Elise Lemme married Otto Hampel in 1935. She was a domestic servant and a member of the National Socialist Frauenschaft (Women’s League). Otto had served in WWI and was a factory worker. After the death of Elise’s brother, a soldier killed during the German assault on France, she and her husband decided to oppose the Nazi regime in their own way. They wrote postcards and leaflets anonymously which called upon people not to buy Nazi papers, to refuse to serve in the war and to overthrow Hitler.
Their campaign lasted for two years before they were eventually betrayed and arrested.
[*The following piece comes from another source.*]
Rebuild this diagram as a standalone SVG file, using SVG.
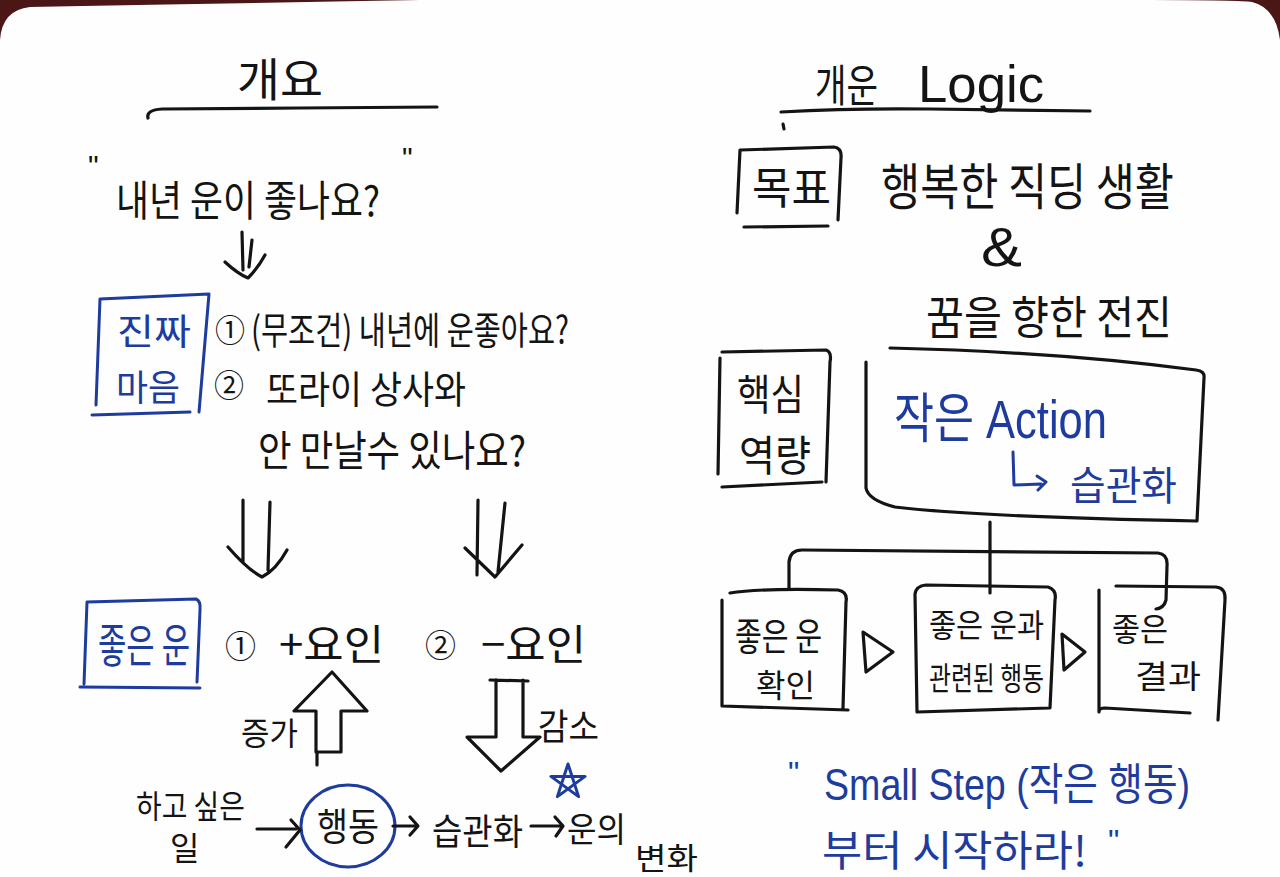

The novelist Hans Fallada was harassed and persecuted by the Nazis for refusing to join the party. He could have fled as had Thomas Mann and Hermann Hesse, but stayed on. He took to drugs and alcohol and when he refused a command by Goebbels to write an anti-Semitic novel was imprisoned in an asylum for the criminally insane, though eventually he was released. When the war was over his publisher gave him a Gestapo file about the campaign waged by the Hampels, a simple working class couple. Fallada, inspired by the struggle of the Hampels, incredibly, wrote this long novel in twenty-four days, capturing the terror of ordinary Berliners and of a noble and hopeless civil disobedience campaign by two people, renamed Otto and Anna Quangel, against Hitler’s regime.
There are a number of great exchanges during the interrogations of Otto Quangle by Inspector Escherich. In one of these Escherich says: ‘What did you expect anyway, Quangel? You, an ordinary worker, taking on the Führer, who is backed by the Party, the Wehrmacht, the SS, the SA? The Führer, who has already conquered half the world and will overcome the last of our enemies in another year or two? It’s ludicrous! You must have known you had no chance! It’s a gnat against an elephant. I don’t understand it, a sensible man like you!’
As Germany disintegrates and society collapses, a friend of the Quangels, retired Judge Fromm, thinks to himself: ‘The worse it gets, the better it will be. The sooner it will all be over!’
Fallada died in February 1947 of an overdose of morphine just weeks before the book was published. This is the first English translation and it is a wonderfully inspiring book.